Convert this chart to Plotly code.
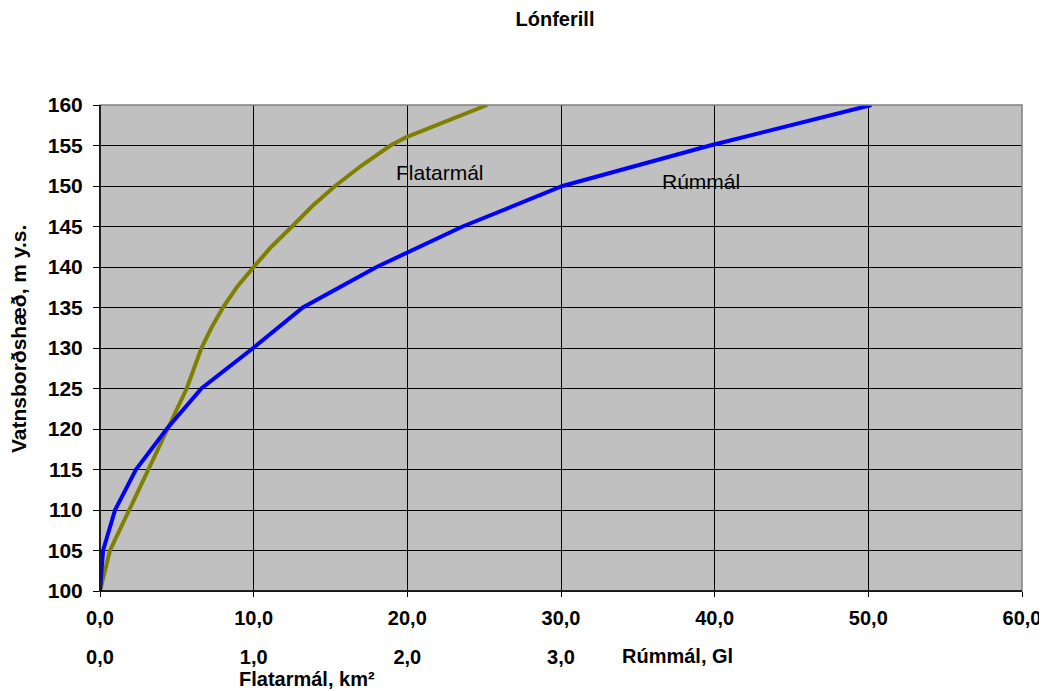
import plotly.graph_objects as go

# Water level (m y.s.)
levels_rum = [100, 105, 110, 115, 120, 125, 130, 135, 140, 145, 150, 155, 160]
# Rúmmál (Gl)
rummal = [0.0, 0.2, 0.98, 2.34, 4.34, 6.6, 9.97, 13.2, 18.0, 23.6, 30.1, 39.7, 50.2]

# Water level for the area curve (m y.s.)
levels_fla = [100, 105, 110, 115, 120, 125, 130, 132.5, 135, 137.5, 140, 142.5, 145,
              147.5, 150, 152.5, 155, 156, 160]
# Flatarmál (drawn on the primary x scale: 10 units = 1,0 km²)
flatarmal = [0.0, 0.65, 1.9, 3.15, 4.34, 5.64, 6.6, 7.25, 8.0, 8.9, 10.0, 11.15, 12.5,
             13.8, 15.3, 17.0, 18.9, 19.9, 25.2]

x_ticks = [0, 10, 20, 30, 40, 50, 60]
x2_ticks = [0, 1, 2, 3]
x2_labels = ["0,0", "1,0", "2,0", "3,0"]
y_ticks = list(range(100, 161, 5))

OFF = 8                      # page body margin
W, H = 1047 - OFF, 691 - OFF
ml, mt, mr, mb = 100 - OFF, 105 - OFF, 25, 10
plot_bottom = 591 - OFF
paper_h = H - mt - mb
paper_w = W - ml - mr
ydom0 = (H - mb - plot_bottom) / paper_h

def px_x(sx):
    return (sx - OFF - ml) / paper_w

def px_y(sy):
    return (H - mb - (sy - OFF)) / paper_h

FONT = "Arial, Liberation Sans, sans-serif"

fig = go.Figure()
fig.add_trace(go.Scatter(x=flatarmal, y=levels_fla, mode="lines", name="Flatarmál",
                         line=dict(color="#808000", width=4)))
fig.add_trace(go.Scatter(x=rummal, y=levels_rum, mode="lines", name="Rúmmál",
                         line=dict(color="#0000FF", width=4)))
# invisible trace on the secondary (Flatarmál) scale
fig.add_trace(go.Scatter(x=[0, 6], y=[100, 100], xaxis="x2", mode="lines",
                         line=dict(width=0), hoverinfo="skip", showlegend=False))

fig.update_layout(
    width=W, height=H,
    margin=dict(l=ml, r=mr, t=mt, b=mb, autoexpand=False),
    paper_bgcolor="white",
    plot_bgcolor="#C0C0C0",
    separators=", ",
    showlegend=False,
    title=dict(text="<b>Lónferill</b>", xref="paper", x=px_x(555), xanchor="center",
               yref="container", y=1 - (19 - OFF) / H, yanchor="middle",
               font=dict(family=FONT, size=20, color="black"), automargin=False),
    xaxis=dict(range=[0, 60], tickvals=x_ticks, tickformat=".1f", automargin=False,
               showgrid=True, gridcolor="#000000", gridwidth=1,
               showline=True, linecolor="black", linewidth=1,
               ticks="outside", ticklen=5, tickcolor="black", ticklabelstandoff=4,
               tickfont=dict(family=FONT, size=20, color="black", weight="bold"),
               zeroline=False),
    xaxis2=dict(range=[0, 6], overlaying="x", anchor="free", position=0.066, side="bottom",
                automargin=False,
                tickvals=x2_ticks, ticktext=x2_labels, showgrid=False, showline=False,
                ticks="", zeroline=False,
                tickfont=dict(family=FONT, size=20, color="black", weight="bold")),
    yaxis=dict(range=[100, 160], tickvals=y_ticks, domain=[ydom0, 1], automargin=False,
               showgrid=True, gridcolor="#000000", gridwidth=1,
               showline=True, linecolor="black", linewidth=1,
               ticks="outside", ticklen=6, tickcolor="black", ticklabelstandoff=6,
               tickfont=dict(family=FONT, size=21, color="black", weight="bold"),
               zeroline=False),
    shapes=[dict(type="rect", xref="x domain", yref="y domain", x0=0, x1=1, y0=0, y1=1,
                 line=dict(color="#808080", width=1.5), layer="above"),
            dict(type="line", xref="x domain", yref="y domain", x0=0, x1=1, y0=0, y1=0,
                 line=dict(color="black", width=1.5), layer="above"),
            dict(type="line", xref="x domain", yref="y domain", x0=0, x1=0, y0=0, y1=1,
                 line=dict(color="black", width=1.5), layer="above")],
    annotations=[
        dict(text="Flatarmál", x=22.1, y=151.7, xref="x", yref="y", showarrow=False,
             font=dict(family=FONT, size=21, color="black")),
        dict(text="Rúmmál", x=39.1, y=150.5, xref="x", yref="y", showarrow=False,
             font=dict(family=FONT, size=21, color="black")),
        dict(text="<b>Rúmmál, Gl</b>", x=px_x(620), y=px_y(656), xref="paper", yref="paper",
             xanchor="left", yanchor="middle", showarrow=False,
             font=dict(family=FONT, size=20, color="black")),
        dict(text="<b>Flatarmál, km²</b>", x=px_x(237), y=px_y(679), xref="paper", yref="paper",
             xanchor="left", yanchor="middle", showarrow=False,
             font=dict(family=FONT, size=20, color="black")),
        dict(text="<b>Vatnsborðshæð, m y.s.</b>", x=px_x(18), y=px_y(339), xref="paper", yref="paper",
             xanchor="center", yanchor="middle", textangle=-90, showarrow=False,
             font=dict(family=FONT, size=21, color="black")),
    ],
)

fig.write_html("out.html")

■ ■ ■ ■ ■ ■ ■

### [Exercise goal]
Please take the lines from the beginning of the data above through the line holding "y_ticks = list(range(100, 161, 5))" and transcribe them exactly, without any pictures.

### [Exercise result]
Convert this chart to Plotly code.
import plotly.graph_objects as go

# Water level (m y.s.)
levels_rum = [100, 105, 110, 115, 120, 125, 130, 135, 140, 145, 150, 155, 160]
# Rúmmál (Gl)
rummal = [0.0, 0.2, 0.98, 2.34, 4.34, 6.6, 9.97, 13.2, 18.0, 23.6, 30.1, 39.7, 50.2]

# Water level for the area curve (m y.s.)
levels_fla = [100, 105, 110, 115, 120, 125, 130, 132.5, 135, 137.5, 140, 142.5, 145,
              147.5, 150, 152.5, 155, 156, 160]
# Flatarmál (drawn on the primary x scale: 10 units = 1,0 km²)
flatarmal = [0.0, 0.65, 1.9, 3.15, 4.34, 5.64, 6.6, 7.25, 8.0, 8.9, 10.0, 11.15, 12.5,
             13.8, 15.3, 17.0, 18.9, 19.9, 25.2]

x_ticks = [0, 10, 20, 30, 40, 50, 60]
x2_ticks = [0, 1, 2, 3]
x2_labels = ["0,0", "1,0", "2,0", "3,0"]
y_ticks = list(range(100, 161, 5))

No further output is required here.